The way to think of this is as part of Jeff Dean's "deep-learn all the cloud things!" thesis: https://www.gwern.net/Tool-AI#dean-2017

A cloud stack, from OS kernel settings to TCP/IP to database query optimizers to video codec settings to compiler settings, is made of thousands upon thousands of toggleable options, each of which is usually left at the default because no one on earth understands more than a small fraction of them, much less how to set them all appropriately for each task end-to-end. It's blackboxes on top of blackboxes all the way down. Collectively, inferior options could be giving up an incredible amount of performance. As has been demonstrated by experts in performance tuning, depending on how pessimal the defaults are, you could easily gain orders of magnitude performance by setting them to saner settings, much less truly optimal settings - these sorts of posts turn up routinely on HN, and even in very well-tuned cloud stacks, you have to figure that gains like >10% should be possible.

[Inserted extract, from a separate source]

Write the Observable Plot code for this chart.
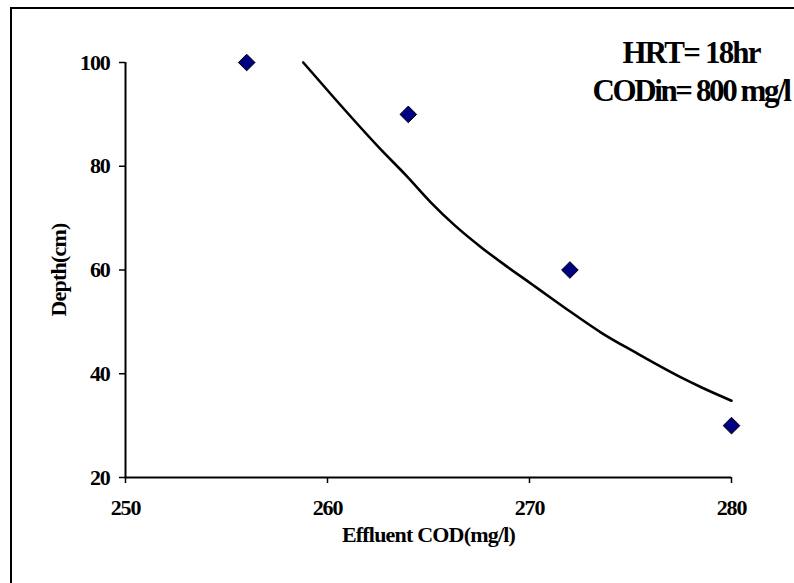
<!DOCTYPE html>
<html><head><meta charset="utf-8">
<script src="https://cdn.jsdelivr.net/npm/d3@7"></script>
<script src="https://cdn.jsdelivr.net/npm/@observablehq/plot@0.6"></script>
<style>
html,body{margin:0;padding:0;background:#fff;overflow:hidden;width:794px;height:583px}
#wrap{position:relative;width:794px;height:583px;overflow:hidden}
#wrap svg{position:absolute;left:0;top:0}
#border{position:absolute;left:10px;top:7px;width:820px;height:620px;border:2px solid #000;box-sizing:border-box;pointer-events:none}
</style></head><body><div id="wrap"></div>
<script>
// Measured data points (diamonds)
const codPoints = [256, 264, 272, 280];
const depthPoints = [100, 90, 60, 30];
// Trend line
const trendCod = [258.8, 260.3, 262.6, 263.9, 265.1, 266.3, 267.6, 268.8, 270.1, 271.1, 271.9, 273.6, 275.2, 277.5, 278.5, 280];
const trendDepth = [100, 93.3, 83.4, 78.2, 73.1, 68.6, 64.4, 60.9, 57.3, 54.5, 52.3, 47.8, 44.2, 39.3, 37.4, 34.8];
// Ticks and labels
const xTicks = [250, 260, 270, 280];
const yTicks = [20, 40, 60, 80, 100];
const xLabel = "Effluent COD(mg/l)";
const yLabel = "Depth(cm)";
const noteLines = ["HRT= 18hr", "CODin= 800 mg/l"];

// annotation placement (data coordinates)
const noteX = 278.0;
const noteY = [101.85, 94.5];

const points = codPoints.map((x, i) => ({x, y: depthPoints[i]}));
const trend = trendCod.map((x, i) => ({x, y: trendDepth[i]}));
const notes = noteLines.map((t, i) => ({t, x: noteX, y: noteY[i]}));

const serif = "'Liberation Serif','Times New Roman',serif";

const chart = Plot.plot({
  width: 794, height: 583,
  marginLeft: 125, marginRight: 63, marginTop: 62, marginBottom: 106,
  x: {domain: [250, 280]},
  y: {domain: [20, 100]},
  style: {fontFamily: serif, fontWeight: "bold", background: "transparent", color: "#000", overflow: "hidden"},
  marks: [
    Plot.axisX(xTicks, {tickSize: 6, tickPadding: 16, fontSize: 22, label: null, strokeWidth: 1.5}),
    Plot.axisY(yTicks, {tickSize: 6, tickPadding: 10, fontSize: 22, label: null, strokeWidth: 1.5}),
    Plot.ruleX([250], {strokeWidth: 2}),
    Plot.ruleY([20], {strokeWidth: 2}),
    Plot.line(trend, {x: "x", y: "y", curve: "monotone-x", stroke: "#000", strokeWidth: 2.6}),
    Plot.dot(points, {x: "x", y: "y", symbol: "diamond2", r: 7.5, fill: "#000080", stroke: "#000", strokeWidth: 1}),
    Plot.text([xLabel], {frameAnchor: "bottom", dy: 64, fontSize: 22, fontWeight: "bold", fill: "#000", textAnchor: "middle"}),
    Plot.text([yLabel], {frameAnchor: "left", rotate: -90, dx: -67, fontSize: 22, fontWeight: "bold", fill: "#000", textAnchor: "middle"}),
    Plot.text(notes, {x: "x", y: "y", text: "t", fontSize: 31, fontWeight: "bold", fill: "#000", textAnchor: "middle", lineAnchor: "middle"})
  ]
});

const wrap = document.getElementById("wrap");
wrap.appendChild(chart);
const border = document.createElement("div");
border.id = "border";
wrap.appendChild(border);

d3.select(chart).selectAll("text").style("letter-spacing", "-1.2px");
d3.select(chart).selectAll("text").filter(function() { return this.textContent === xLabel || this.textContent === yLabel; })
  .style("letter-spacing", "-0.8px");
d3.select(chart).selectAll("text").filter(function() { return this.textContent === noteLines[0]; })
  .style("letter-spacing", "-1.8px");
d3.select(chart).selectAll("text").filter(function() { return this.textContent === noteLines[1]; })
  .style("letter-spacing", "-2.4px");
</script>
</body></html>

MuZero here shows that it can work for one piece of the stack. And MuZero is, by design, an insanely general architecture: handles two-player games like chess/Go & handles one-player like ALE, handles continuous action spaces (Sampled-MuZero), reasonably sample-efficient (because it learns an environment model, so using that more is MuZero-Reanalyzed), handles hidden information games against adversaries (Player of Games), and now OP shows self-play in a weird setting. (It still requires problem-specific input layers but even that can be lifted if you're willing to pay for Perceiver inputs which do arbitrary input modalities.)

So you can see the potential here for doing much more of cloud operations (beyond current applications like datacenter cooling control) with DRL agents. Plunk down a MuZero on your entire stack and assign it the goal of optimizing end-to-end for each specific task - DRL is expensive, but cloud-scale is even more so. Needless to say, don't expect any released checkpoints on Github...